Aaru brings simulated investors into capital-markets strategy
Aaru and Breakwater Capital Markets have launched a product that uses synthetic investor profiles to model how markets may react to corporate decisions.

Predictive-intelligence startup Aaru and Breakwater Capital Markets have launched Conviction Advantage, a system designed to simulate how different investor groups may respond to corporate decisions.
What happened
The first study used 40,000 simulated investor profiles representing institutions, hedge funds, family offices, sovereign funds and retail participants. The partners plan to sell bespoke versions to private, pre-IPO and public companies.
The product is intended to help management teams test messaging, financing plans, strategic changes or investor-relations decisions before announcing them publicly. The companies have not provided independent evidence showing that the simulated populations consistently predict real market behaviour.
Why it matters
Traditional investor research often relies on surveys, interviews, trading data and feedback collected after opinions have formed. A simulation tool promises faster scenario testing and the ability to explore how different investor segments might interpret the same decision.

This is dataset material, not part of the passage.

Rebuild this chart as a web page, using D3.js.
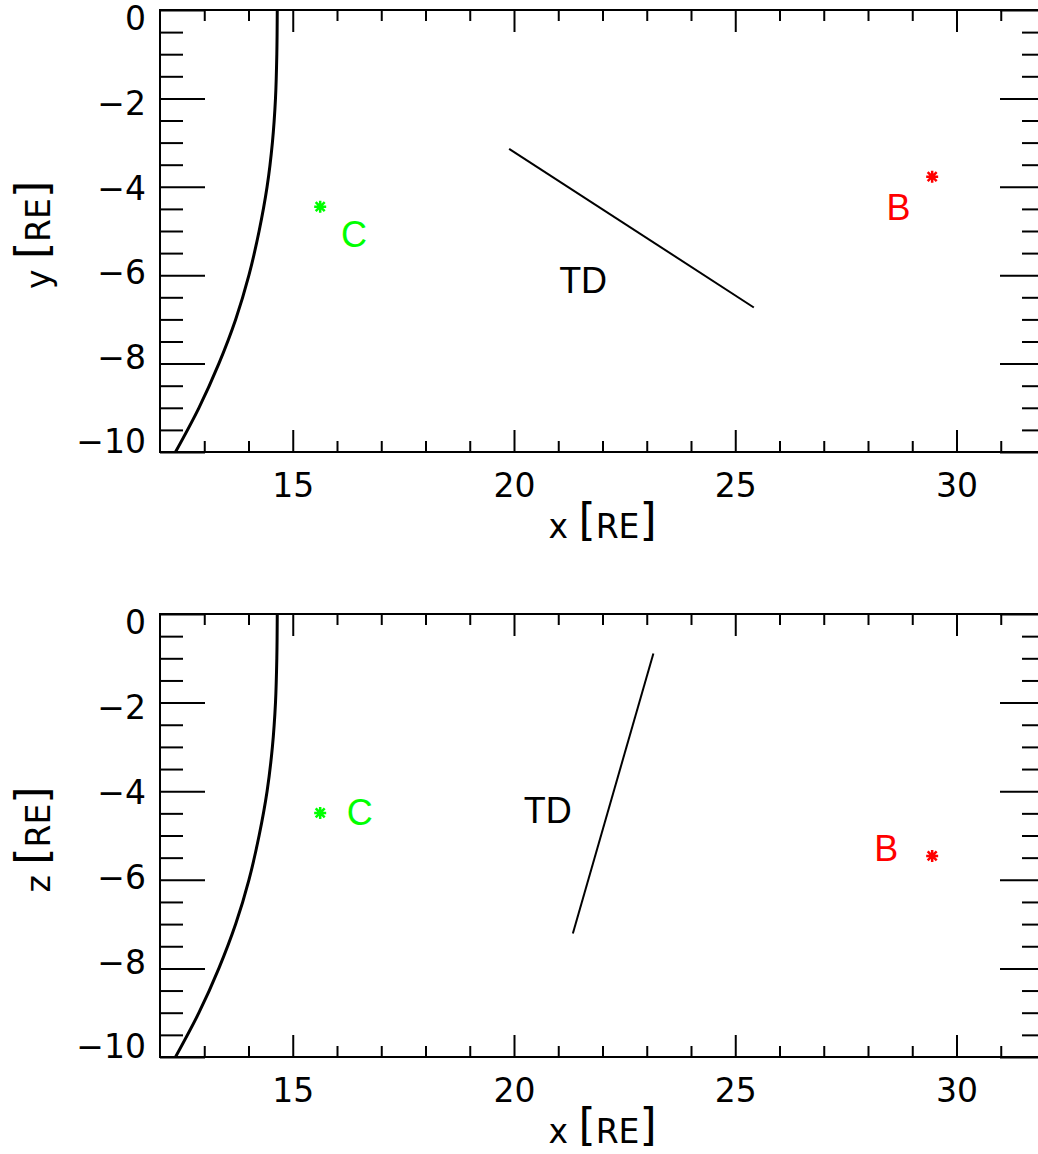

That could be useful for communications and planning, particularly where management wants to compare several strategies before committing.
The bigger picture
Synthetic populations are becoming a new commercial use of generative AI, but their credibility depends on calibration. A model can produce a plausible explanation without accurately representing how real investors will allocate capital under uncertainty.
The product should therefore be treated as a decision-support tool rather than a forecast of market outcomes. Its long-term value will depend on whether simulated responses correlate with subsequent investor behaviour and whether customers can understand the assumptions and limitations behind each result.